10.  No whining.  Whenever two anglers pass along a river and one says “how’s the fishing?” the universal response is “good.”  Not so good that they’re going to ask where you’ve been fishing, and not so bad that they’re going to ask what you’ve been using.  Just good.  Be the same way with conferences.  If asked, how it’s going, say “good.”  Ban all discussion and/or whining about the conference until after the conference.  If it’s not going well, whining about isn’t going to help.  If it is going well, you should be out executing, not talking about how great the conference is.  From curtain-up until curtain-down all you should care about is execution.  Once the curtain’s down, then you can debrief — and do so more intelligently having complete information.

Notes

[1] In the sense that, “if I spend time developing leads that might land in other reps’ territories today, that what goes around comes around tomorrow.”

[2] In order to avoid title intimidation or questions about “why is your CEO working the booth” you can have a technical cofounder say “I’m one of the architects of the system” or your CEO say “I’m on the leadership team.”

[3] Build a relationship with the organizers.  Do favors for them and help them if they need you.  Politely ask if anyone has moved, upgraded, or canceled their space.

[4] Again note where execution matters — if the Host Analytics logo were much larger on the sticker, I doubt it would have been so successful.  It’s the sticker’s payload, so the logo has to be there.  Too small and it’s illegible, but too big and no one puts the sticker on their laptop because it feels like a vendor ad and not a clever sticker.

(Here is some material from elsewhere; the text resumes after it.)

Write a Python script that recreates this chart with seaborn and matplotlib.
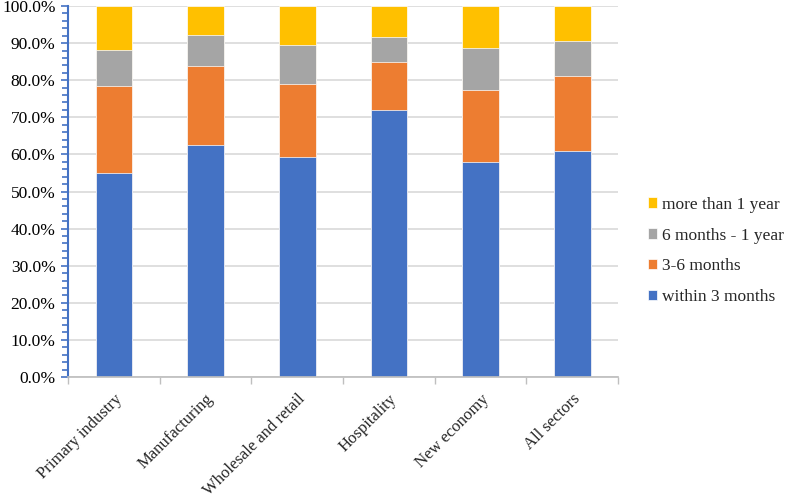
import matplotlib
matplotlib.use("Agg")
import matplotlib.pyplot as plt
import matplotlib.ticker as ticker
import numpy as np
import pandas as pd
import seaborn as sns

sectors = ["Primary industry", "Manufacturing", "Wholesale and retail",
           "Hospitality", "New economy", "All sectors"]
within_3m = [55.0, 62.5, 59.4, 71.9, 58.0, 60.9]
months_3_6 = [23.4, 21.4, 19.7, 13.1, 19.4, 20.2]
months_6_12 = [9.8, 8.3, 10.5, 6.7, 11.4, 9.5]
over_1y = [11.8, 7.8, 10.4, 8.3, 11.2, 9.4]

series = ["within 3 months", "3-6 months", "6 months - 1 year", "more than 1 year"]
colors = ["#4472C4", "#ED7D31", "#A5A5A5", "#FFC000"]

sns.set_theme(style="white")
plt.rcParams["font.family"] = ["Liberation Serif", "DejaVu Serif"]

df = pd.DataFrame({"sector": sectors, series[0]: within_3m, series[1]: months_3_6,
                   series[2]: months_6_12, series[3]: over_1y})
cum = df[series].cumsum(axis=1)

fig = plt.figure(figsize=(7.87, 5.0), dpi=100)
ax = fig.add_axes([0.0864, 0.246, 0.699, 0.742])

# stacked bars: draw cumulative totals from the top segment down
for name, col in reversed(list(zip(series, colors))):
    sns.barplot(x=df["sector"], y=cum[name], color=col, width=0.4,
                saturation=1, edgecolor="white", linewidth=0.5, ax=ax,
                label=name)

ax.set_ylim(0, 100)
ax.set_xlim(-0.5, len(sectors) - 0.5)
ax.yaxis.set_major_locator(ticker.MultipleLocator(10))
ax.yaxis.set_minor_locator(ticker.MultipleLocator(2))
ax.yaxis.set_major_formatter(ticker.FuncFormatter(lambda v, _: f"{v:.1f}%"))
ax.grid(True, axis="y", color="#D9D9D9", linewidth=1.2)
ax.set_axisbelow(True)

for s in ["top", "right"]:
    ax.spines[s].set_visible(False)
ax.spines["left"].set_color("#4472C4")
ax.spines["left"].set_linewidth(1.5)
ax.spines["bottom"].set_color("#BFBFBF")
ax.tick_params(axis="y", which="both", left=True, color="#4472C4",
               labelsize=12.5, labelcolor="black", pad=4)
ax.tick_params(axis="y", which="major", length=5, width=1.2)
ax.tick_params(axis="y", which="minor", length=4, width=1.2)

ax.set_xticks(range(len(sectors)))
ax.set_xticklabels(sectors, rotation=45, ha="right", va="top",
                   rotation_mode="anchor", fontsize=12)
ax.set_xticks(np.arange(-0.5, len(sectors)), minor=True)
ax.tick_params(axis="x", which="major", length=0, pad=10)
ax.tick_params(axis="x", which="minor", bottom=True, length=5,
               color="#BFBFBF")
ax.set_xlabel("")
ax.set_ylabel("")

h, l = ax.get_legend_handles_labels()
ax.legend(h, l, loc="center left", bbox_to_anchor=(0.823, 0.498),
          bbox_transform=fig.transFigure, frameon=False, fontsize=12.5,
          borderpad=0, borderaxespad=0,
          handlelength=0.55, handleheight=0.55, handletextpad=0.3,
          labelspacing=0.85)

fig.savefig("out.png", dpi=100)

[5] Not in the sense of a free ad, but as genuine content.  Imagine you work at Splunk back in the day and a speaker just gave a talk on using log files for debugging.  Wouldn’t it be great if you could convince her next time to say, “and while there is clearly a lot of value in using log files for debugging, I should mention there is also a potential goldmine of information in log files for general analytics that basically no one is exploiting, and that certain startups, like Splunk, are starting to explore that new and exciting use case.”